Pico HSM exposes two different ideas under this heading:

  • RSA decryption
  • ECDH shared-secret derivation

Those are related only in the sense that both use asymmetric keys.

Prepare sample data

echo "This is a test string. Be safe, be secure." > data

RSA-OAEP is the sane default

First export the public key:

pkcs11-tool --read-object --pin 648219 --id 1 --type pubkey > 1.der
openssl rsa -inform DER -outform PEM -in 1.der -pubin > 1.pub

Encrypt on the host:

openssl pkeyutl -encrypt \
  -inkey 1.pub \
  -pubin \
  -pkeyopt rsa_padding_mode:oaep \
  -pkeyopt rsa_oaep_md:sha256 \
  -pkeyopt rsa_mgf1_md:sha256 \
  -in data \
  -out data.crypt

Decrypt in Pico HSM:

pkcs11-tool \
  --id 1 \
  --pin 648219 \
  --decrypt \
  --mechanism RSA-PKCS-OAEP \
  -i data.crypt

RSA-PKCS and RSA-X.509 exist, but carefully

Upstream examples also show RSA-PKCS and RSA-X-509.

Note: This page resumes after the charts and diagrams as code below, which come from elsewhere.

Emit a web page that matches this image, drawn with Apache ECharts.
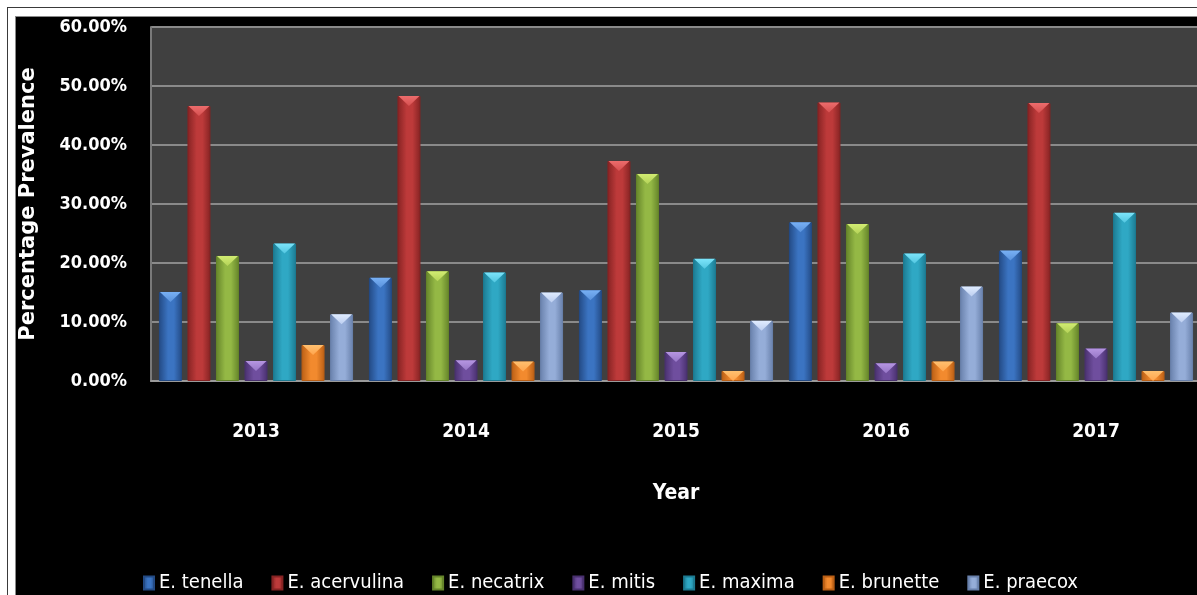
<!DOCTYPE html>
<html>
<head>
<meta charset="utf-8">
<script src="https://cdn.jsdelivr.net/npm/echarts@6/dist/echarts.min.js"></script>
<style>
  html, body { margin: 0; padding: 0; background: #ffffff; width: 1197px; height: 595px; overflow: hidden; }
  #frame { position: absolute; left: 7px; top: 7px; width: 1200px; height: 600px; border: 1px solid #3a3a3a; box-sizing: border-box; }
  #inner { position: absolute; left: 15px; top: 16px; width: 1200px; height: 600px; border: 1px solid #8a8a8a; box-sizing: border-box; }
  #chart { position: absolute; left: 16px; top: 17px; width: 1181px; height: 578px; background: #000000; }
</style>
</head>
<body>
<div id="frame"></div>
<div id="inner"></div>
<div id="chart"></div>
<script>
// Prevalence (%) of Eimeria species by year
const years = ['2013', '2014', '2015', '2016', '2017'];
const species = ['E. tenella', 'E. acervulina', 'E. necatrix', 'E. mitis', 'E. maxima', 'E. brunette', 'E. praecox'];

const tenella    = [15.1, 17.5, 15.4, 26.9, 22.1];
const acervulina = [46.6, 48.3, 37.3, 47.2, 47.1];
const necatrix   = [21.2, 18.6, 35.1, 26.6, 9.8];
const mitis      = [3.4, 3.5, 4.9, 3.0, 5.5];
const maxima     = [23.3, 18.4, 20.7, 21.6, 28.5];
const brunette   = [6.1, 3.3, 1.7, 3.3, 1.7];
const praecox    = [11.3, 15.0, 10.2, 16.0, 11.6];

const yTicks = [0, 10, 20, 30, 40, 50, 60];

const seriesValues = [tenella, acervulina, necatrix, mitis, maxima, brunette, praecox];

// edge / body / bevel shades for each species
const palette = [
  { edge: '#234a84', mid: '#3b74c2', top: '#78b0f4', top2: '#5a92dc' },
  { edge: '#852323', mid: '#bd3a3a', top: '#ec6c6c', top2: '#d65050' },
  { edge: '#65842a', mid: '#94b845', top: '#d2ec72', top2: '#b4d258' },
  { edge: '#48306e', mid: '#6f4e9e', top: '#b696e2', top2: '#9676c6' },
  { edge: '#1c7a91', mid: '#2fa8c4', top: '#7ce4fa', top2: '#52c6e0' },
  { edge: '#ba5f15', mid: '#f28a2e', top: '#ffc070', top2: '#ffa44c' },
  { edge: '#6880ab', mid: '#95add8', top: '#e0ecff', top2: '#bccef0' }
];

const FONT = 'DejaVu Sans Condensed';
const BAR_W = 23;
const BAR_GAP = '24%';

function bodyGradient(p) {
  return new echarts.graphic.LinearGradient(0, 0, 1, 0, [
    { offset: 0, color: p.edge },
    { offset: 0.4, color: p.mid },
    { offset: 0.65, color: p.mid },
    { offset: 1, color: p.edge }
  ]);
}

const series = [];
species.forEach((name, i) => {
  series.push({
    name: name,
    type: 'bar',
    data: seriesValues[i],
    barWidth: BAR_W,
    barGap: BAR_GAP,
    itemStyle: { color: bodyGradient(palette[i]), borderColor: palette[i].edge, borderWidth: 1 },
    emphasis: { disabled: true },
    z: 2
  });
});
// bevelled tip on top of every bar
species.forEach((name, i) => {
  series.push({
    name: name,
    type: 'pictorialBar',
    data: seriesValues[i],
    barWidth: BAR_W,
    barGap: BAR_GAP,
    symbol: 'path://M0,0 L20,0 L10,10 Z',
    symbolSize: [BAR_W - 2, 10],
    symbolPosition: 'end',
    itemStyle: {
      color: new echarts.graphic.LinearGradient(0, 0, 0, 1, [
        { offset: 0, color: palette[i].top },
        { offset: 1, color: palette[i].top2 }
      ])
    },
    silent: true,
    z: 3
  });
});

const chart = echarts.init(document.getElementById('chart'), null, { renderer: 'canvas' });
chart.setOption({
  backgroundColor: '#000000',
  animation: false,
  grid: {
    left: 135, top: 10, width: 1050, height: 354,
    outerBoundsMode: 'none', containLabel: false,
    backgroundColor: '#404040', show: true, borderWidth: 0
  },
  legend: {
    data: species,
    top: 551,
    left: 122,
    itemWidth: 10,
    itemHeight: 13,
    itemGap: 28,
    icon: 'rect',
    textStyle: { color: '#ffffff', fontFamily: FONT, fontSize: 20 }
  },
  xAxis: {
    type: 'category',
    data: years,
    axisLine: { lineStyle: { color: '#9a9a9a', width: 2 } },
    axisTick: { show: false },
    axisLabel: { color: '#ffffff', fontFamily: FONT, fontWeight: 'bold', fontSize: 19, margin: 42 },
    name: 'Year',
    nameLocation: 'middle',
    nameGap: 102,
    nameTextStyle: { color: '#ffffff', fontFamily: FONT, fontWeight: 'bold', fontSize: 21 }
  },
  yAxis: {
    type: 'value',
    min: yTicks[0],
    max: yTicks[yTicks.length - 1],
    interval: 10,
    axisLine: { show: true, lineStyle: { color: '#7a7a7a', width: 2 } },
    axisTick: { show: false },
    splitLine: { lineStyle: { color: '#8a8a8a', width: 2 } },
    axisLabel: {
      color: '#ffffff', fontFamily: FONT, fontWeight: 'bold', fontSize: 18, margin: 24,
      padding: [6, 0, 0, 0],
      formatter: v => v.toFixed(2) + '%'
    },
    name: 'Percentage Prevalence',
    nameLocation: 'middle',
    nameGap: 112,
    nameTextStyle: { color: '#ffffff', fontFamily: 'DejaVu Sans', fontWeight: 'bold', fontSize: 21 }
  },
  series: series
});
</script>
</body>
</html>
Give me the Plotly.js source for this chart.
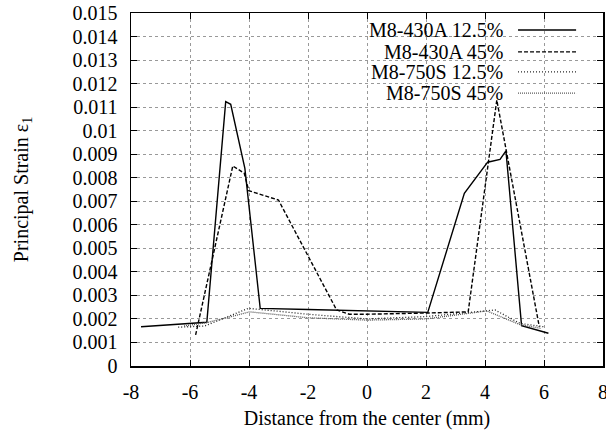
<!DOCTYPE html>
<html>
<head>
<meta charset="utf-8">
<script src="https://cdn.plot.ly/plotly-3.0.1.min.js"></script>
<style>html,body{margin:0;padding:0;background:#fff;}#chart{width:606px;height:434px;}</style>
</head>
<body>
<div id="chart"></div>
<script>
// Series names
const seriesNames = ["M8-430A 12.5%", "M8-430A 45%", "M8-750S 12.5%", "M8-750S 45%"];

// M8-430A 12.5%
const x430A125 = [-7.66, -5.43, -4.79, -4.62, -4.14, -3.62, -2.0, 0.0, 2.06, 3.30, 4.09, 4.51, 4.71, 5.24, 6.15];
const y430A125 = [0.00167, 0.00186, 0.01123, 0.01112, 0.0084, 0.00245, 0.0024, 0.00235, 0.00228, 0.00734, 0.00866, 0.00878, 0.00914, 0.00171, 0.00139];

// M8-430A 45%
const x430A45 = [-5.81, -4.55, -4.16, -4.01, -3.0, -1.03, -0.6, 0.0, 2.0, 3.43, 4.40, 5.84];
const y430A45 = [0.00132, 0.0085, 0.00819, 0.00745, 0.00705, 0.00238, 0.0022, 0.0022, 0.00225, 0.0023, 0.0113, 0.00167];

// M8-750S 12.5%
const x750S125 = [-6.4, -5.5, -4.02, -2.0, 0.0, 2.0, 4.34, 5.19, 5.98];
const y750S125 = [0.00165, 0.0017, 0.00245, 0.0022, 0.002, 0.0021, 0.00238, 0.00181, 0.00167];

// M8-750S 45%
const x750S45 = [-6.2, -5.4, -3.97, -2.0, 0.0, 2.0, 4.06, 5.2, 5.9];
const y750S45 = [0.0017, 0.00185, 0.0023, 0.00205, 0.00195, 0.002, 0.00234, 0.00175, 0.0016];

// Tick labels
const xTickVals = [-8, -6, -4, -2, 0, 2, 4, 6, 8];
const xTickText = ["-8", "-6", "-4", "-2", "0", "2", "4", "6", "8"];
const yTickVals = [0, 0.001, 0.002, 0.003, 0.004, 0.005, 0.006, 0.007, 0.008, 0.009, 0.01, 0.011, 0.012, 0.013, 0.014, 0.015];
const yTickText = ["0", "0.001", "0.002", "0.003", "0.004", "0.005", "0.006", "0.007", "0.008", "0.009", "0.01", "0.011", "0.012", "0.013", "0.014", "0.015"];

const styles = [
  {color: "#000", width: 1.4, dash: "solid"},
  {color: "#000", width: 1.4, dash: "4px,2px"},
  {color: "#222", width: 1.3, dash: "1px,2px"},
  {color: "#555", width: 1.3, dash: "1px,1px"}
];

const xs = [x430A125, x430A45, x750S125, x750S45];
const ys = [y430A125, y430A45, y750S125, y750S45];

const traces = xs.map((x, i) => ({
  x: x, y: ys[i], type: "scatter", mode: "lines", name: seriesNames[i],
  line: styles[i], showlegend: false
}));

const font = {family: "Liberation Serif", size: 20, color: "#000"};

// legend built as annotations + sample lines (gnuplot style: text left of sample)
const legendRowY = [0.952, 0.890, 0.833, 0.773];
const annotations = seriesNames.map((n, i) => ({
  xref: "paper", yref: "paper", x: 0.792, y: legendRowY[i], xanchor: "right", yanchor: "middle",
  text: n, showarrow: false, font: font
}));
const shapes = [{
  type: "rect", xref: "paper", yref: "paper", x0: 0.443, x1: 0.972, y0: 0.754, y1: 1.0,
  fillcolor: "#fff", line: {width: 0}, layer: "between"
}].concat(seriesNames.map((n, i) => ({
  type: "line", xref: "paper", yref: "paper", x0: 0.82, x1: 0.943, y0: legendRowY[i], y1: legendRowY[i],
  line: styles[i]
})));

const axisCommon = {
  showline: true, linecolor: "#000", linewidth: 1.5, mirror: "ticks",
  ticks: "inside", ticklen: 6, tickcolor: "#000", tickwidth: 1,
  showgrid: true, gridcolor: "#999", griddash: "dot", gridwidth: 1,
  zeroline: false, tickfont: font, tickmode: "array", ticklabeloverflow: "allow"
};

const layout = {
  width: 606, height: 434,
  margin: {l: 131, r: 3, t: 13, b: 68},
  paper_bgcolor: "#fff", plot_bgcolor: "#fff",
  font: font,
  xaxis: Object.assign({}, axisCommon, {
    range: [-8, 8], tickvals: xTickVals, ticktext: xTickText, ticklabelstandoff: 7,
    title: {text: "Distance from the center (mm)", font: font, standoff: 9}
  }),
  yaxis: Object.assign({}, axisCommon, {
    range: [0, 0.015], tickvals: yTickVals, ticktext: yTickText, ticklabelstandoff: 8,
    title: {text: "Principal Strain ε<sub>1</sub>", font: font, standoff: 38}
  }),
  annotations: annotations,
  shapes: shapes,
  showlegend: false
};

Plotly.newPlot("chart", traces, layout, {staticPlot: true, displayModeBar: false});
</script>
</body>
</html>
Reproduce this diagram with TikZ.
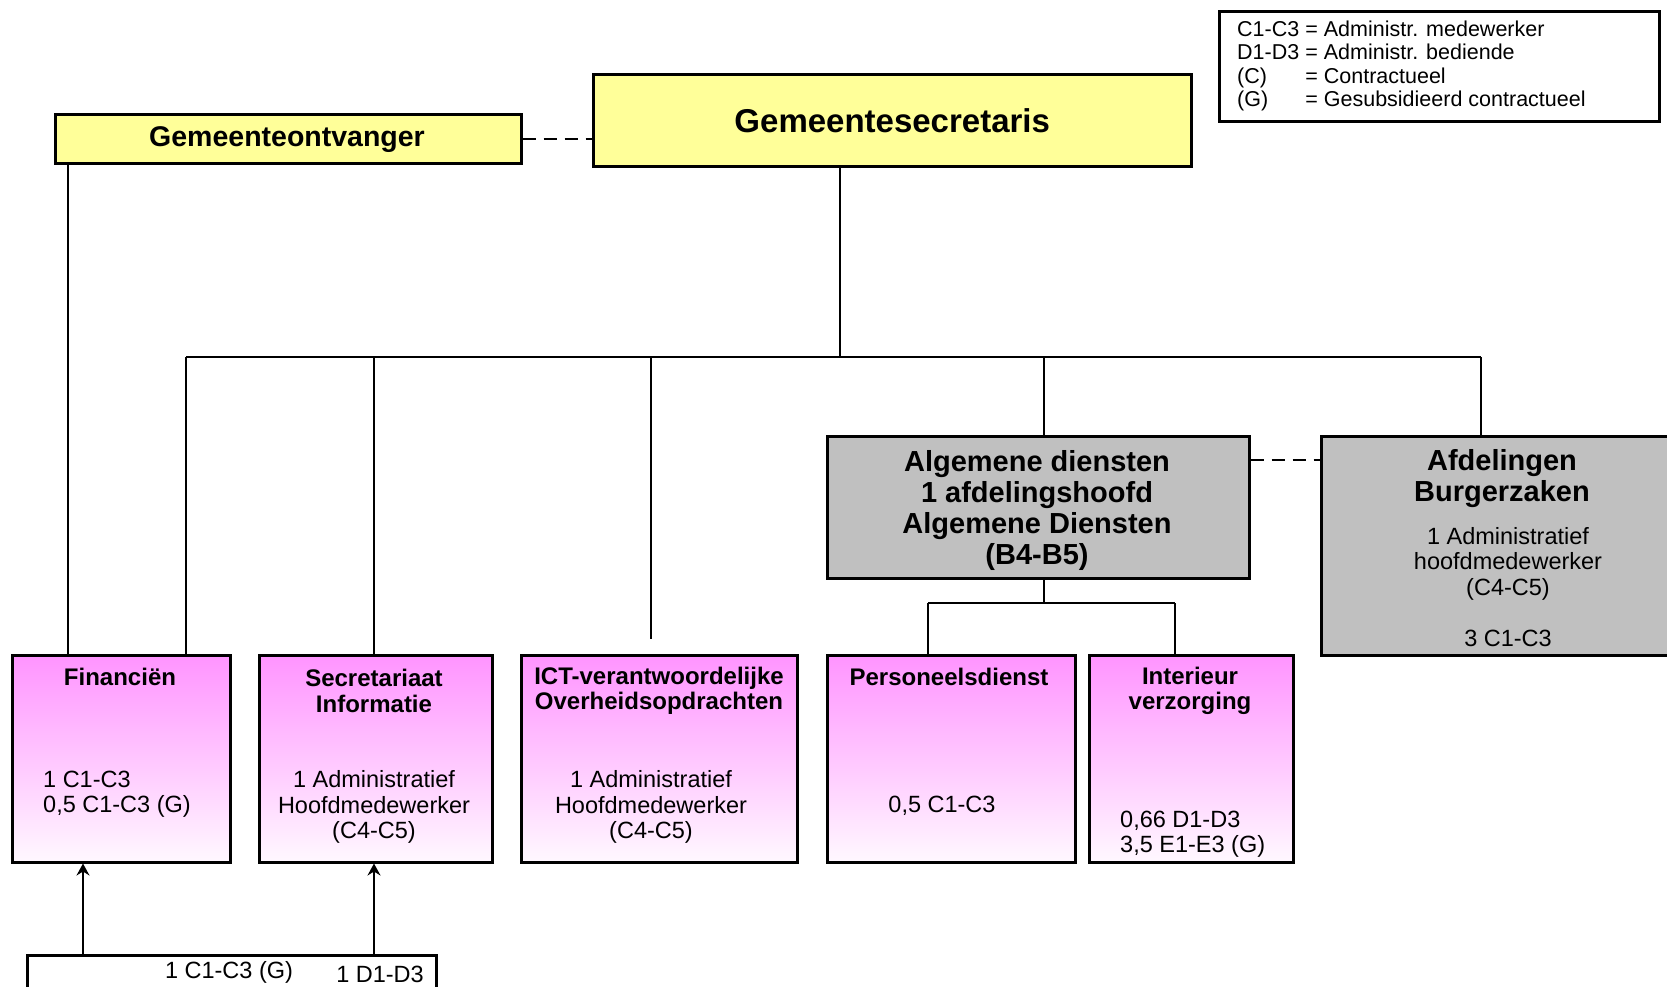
\documentclass[tikz,border=0pt]{standalone}
\usepackage{fontspec}
\setmainfont{Liberation Sans}
\usetikzlibrary{arrows.meta}
\definecolor{boxyellow}{HTML}{FFFF99}
\definecolor{boxgray}{HTML}{C0C0C0}
\definecolor{pinktop}{HTML}{FF94FF}
\definecolor{pinkbot}{HTML}{FFF8FF}
\begin{document}
\begin{tikzpicture}[x=1pt,y=-1pt]
\tikzset{
 bx/.style={draw=black, line width=2.5pt, inner sep=0pt, anchor=north west},
 ybox/.style={bx, fill=boxyellow},
 gbox/.style={bx, fill=boxgray},
 pbox/.style={bx, top color=pinktop, bottom color=pinkbot},
 conn/.style={line width=2.2pt, draw=black},
 dsh/.style={conn, line width=2.4pt, dash pattern=on 13pt off 8pt},
 ttl/.style={font=\fontsize{24}{25.5}\selectfont\bfseries, align=center, inner sep=0pt},
 bdy/.style={font=\fontsize{23.5}{25.5}\selectfont, align=center, inner sep=0pt},
 bdyl/.style={font=\fontsize{23.5}{25.5}\selectfont, align=left, inner sep=0pt, anchor=west},
 bigttl/.style={font=\fontsize{29}{31}\selectfont\bfseries, align=center, inner sep=0pt},
 lgd/.style={font=\fontsize{21.5}{23.4}\selectfont, align=left, inner sep=0pt, anchor=west},
 arr/.style={conn, -{Stealth[length=12pt,width=13pt,inset=4pt]}},
}
\clip (0,0) rectangle (1667,986);
\fill[white] (0,0) rectangle (1667,986);

% legend
\node[bx, minimum width=440pt, minimum height=110pt] (leg) at (1218,10) {};
\node[lgd] (legt) at (1237,66) {\makebox[3.17em][l]{C1-C3}= Administr. medewerker\\
\makebox[3.17em][l]{D1-D3}= Administr. bediende\\
\makebox[3.17em][l]{(C)}= Contractueel\\
\makebox[3.17em][l]{(G)}= Gesubsidieerd contractueel};

% top boxes
\node[ybox, minimum width=598pt, minimum height=92pt, font=\fontsize{33}{35}\selectfont\bfseries] (sec) at (592,73) {Gemeentesecretaris};
\node[ybox, minimum width=466pt, minimum height=49pt] (ontv) at (54,113) {};
\node[font=\fontsize{28.5}{30}\selectfont\bfseries, inner sep=0pt] (ontvt) at (287,140) {Gemeenteontvanger};

% grey boxes
\node[gbox, minimum width=422pt, minimum height=142pt] (alg) at (826,435) {};
\node[bigttl] (algt) at (1037,510) {Algemene diensten\\1 afdelingshoofd\\Algemene Diensten\\(B4-B5)};
\node[gbox, minimum width=380pt, minimum height=219pt] (afd) at (1320,435) {};
\node[bigttl] (afdt) at (1502,479) {Afdelingen\\Burgerzaken};
\node[bdy] (afdb) at (1508,587) {1 Administratief\\hoofdmedewerker\\(C4-C5)\\[25.5pt]3 C1-C3};

% pink boxes
\node[pbox, minimum width=218pt, minimum height=207pt] (fin) at (11,654) {};
\node[ttl] (fint) at (120,677) {Financiën};
\node[bdyl] (finb) at (43,794) {1 C1-C3\\0,5 C1-C3 (G)};

\node[pbox, minimum width=233pt, minimum height=207pt] (sin) at (258,654) {};
\node[ttl] (sint) at (374,691) {Secretariaat\\Informatie};
\node[bdy] (sinb) at (374,807) {1 Administratief\\Hoofdmedewerker\\(C4-C5)};

\node[pbox, minimum width=276pt, minimum height=207pt] (ict) at (520,654) {};
\node[ttl] (ictt) at (659,691) {ICT-verantwoordelijke\\Overheidsopdrachten};
\node[bdy] (ictb) at (651,807) {1 Administratief\\Hoofdmedewerker\\(C4-C5)};

\node[pbox, minimum width=248pt, minimum height=207pt] (pers) at (826,654) {};
\node[ttl] (perst) at (949,677) {Personeelsdienst};
\node[bdy] (persb) at (942,806) {0,5 C1-C3};

\node[pbox, minimum width=204pt, minimum height=207pt] (int) at (1088,654) {};
\node[ttl] (intt) at (1190,691) {Interieur\\verzorging};
\node[bdyl] (intb) at (1120,834) {0,66 D1-D3\\3,5 E1-E3 (G)};

% bottom box
\node[bx, minimum width=409pt, minimum height=80pt] (bot) at (26,954) {};
\node[bdy] (bott1) at (229,972) {1 C1-C3 (G)};
\node[bdy] (bott2) at (380,974) {1 D1-D3};

% connectors
\coordinate (s0) at (840,357);
\coordinate (bL) at (186,357);
\coordinate (bR) at (1481,357);
\coordinate (b2) at (374,357);
\coordinate (b3) at (651,357);
\coordinate (b3e) at (651,639);
\coordinate (b4) at (1044,357);
\coordinate (o1) at (68,0);
\coordinate (d2) at (1248,460);
\coordinate (a0) at (1044,603);
\coordinate (aL) at (928,603);
\coordinate (aR) at (1175,603);
\coordinate (u1) at (83,0);

\draw[conn] (sec.south -| s0) -- (s0);
\draw[conn] (bL) -- (bR);
\draw[conn] (bL) -- (bL |- fin.north);
\draw[conn] (b2) -- (b2 |- sin.north);
\draw[conn] (b3) -- (b3e);
\draw[conn] (b4) -- (b4 |- alg.north);
\draw[conn] (bR) -- (bR |- afd.north);
\draw[conn] (o1 |- ontv.south) -- (o1 |- fin.north);
\draw[dsh] (ontv.east) -- (ontv.east -| sec.west);
\draw[dsh] (alg.east |- d2) -- (afd.west |- d2);
\draw[conn] (alg.south -| a0) -- (a0);
\draw[conn] (aL) -- (aR);
\draw[conn] (aL) -- (aL |- pers.north);
\draw[conn] (aR) -- (aR |- int.north);
\draw[arr] (u1 |- bot.north) -- (u1 |- fin.south);
\draw[arr] (b2 |- bot.north) -- (b2 |- sin.south);
\end{tikzpicture}
\end{document}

The documentation should be blunt here:

  • RSA-PKCS exists largely for compatibility
  • RSA-X-509 is low-level and easy to misuse
  • neither should be your first recommendation when OAEP is available

ECDH is not encryption

With elliptic-curve keys, the usual operation is shared-secret derivation:

openssl ecparam -genkey -name prime192v1 > bob.pem
openssl ec -in bob.pem -pubout -outform DER > bob.der

pkcs11-tool \
  --pin 648219 \
  --id 11 \
  --derive \
  -i bob.der \
  -o mine-bob.der

And compare against the host-side derived secret:

openssl pkeyutl -derive -out bob-mine.der -inkey bob.pem -peerkey 11.pub
cmp bob-mine.der mine-bob.der

If cmp prints nothing, the derived secrets match.

Practical caution

Asymmetric ciphering is where users often discover that:

  • the firmware is capable
  • the host tool syntax is obscure
  • the intended application still needs adaptation

That is normal. Test the full application path, not just the raw cryptographic primitive.